The Parlor is owned by Jody Johnston, a local photographer, graphic designer, and creative consultant. McCollister is an LSU English graduate who published her first book of poetry last month.
If you want a definition for what The Parlor is, you could look at their website, but that doesn't quite describe the Swiss Army knife variety and practicality here.
"It's actually is not that difficult. The Parlor is owned by Jody Johnston, and so I kind of end up running the music venue, my title is booking agent and event coordinator. A little bit of everything."

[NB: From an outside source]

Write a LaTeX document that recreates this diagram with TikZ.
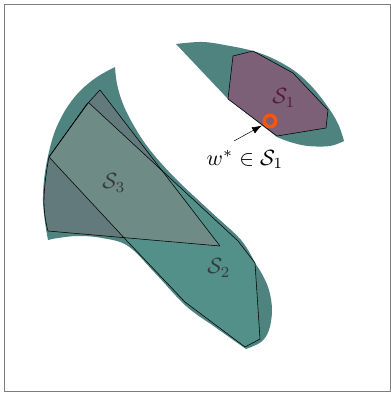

There's the night-time music venue and the ceiling that came with the building is 2x4's of natural wood, acting to the sound below like the resonator hole on a guitar. The sound is beautiful.
"Our attendance ranges from the crowd tonight, the least I've ever had was about four, and the most I've had was our Back to School Bash and that was 250!"
She might pull out blankets and rugs for people to sit on the floor and lounge around.
"We might bring out the chairs. It just depends on what the vibe is," McCollister says.
But it's also a collaborative work space that is open to whoever wants to pay the monthly rent and work out of the space.
McCollister says, "Our creative work space currently houses, not just photographers, graphic designers, videographers, but also a computer programmer, and we have one guy who works in some kind of engineering."
So as "Hughesy" prepares to take over from the first act of the evening. The Parlor looks to have found its niche.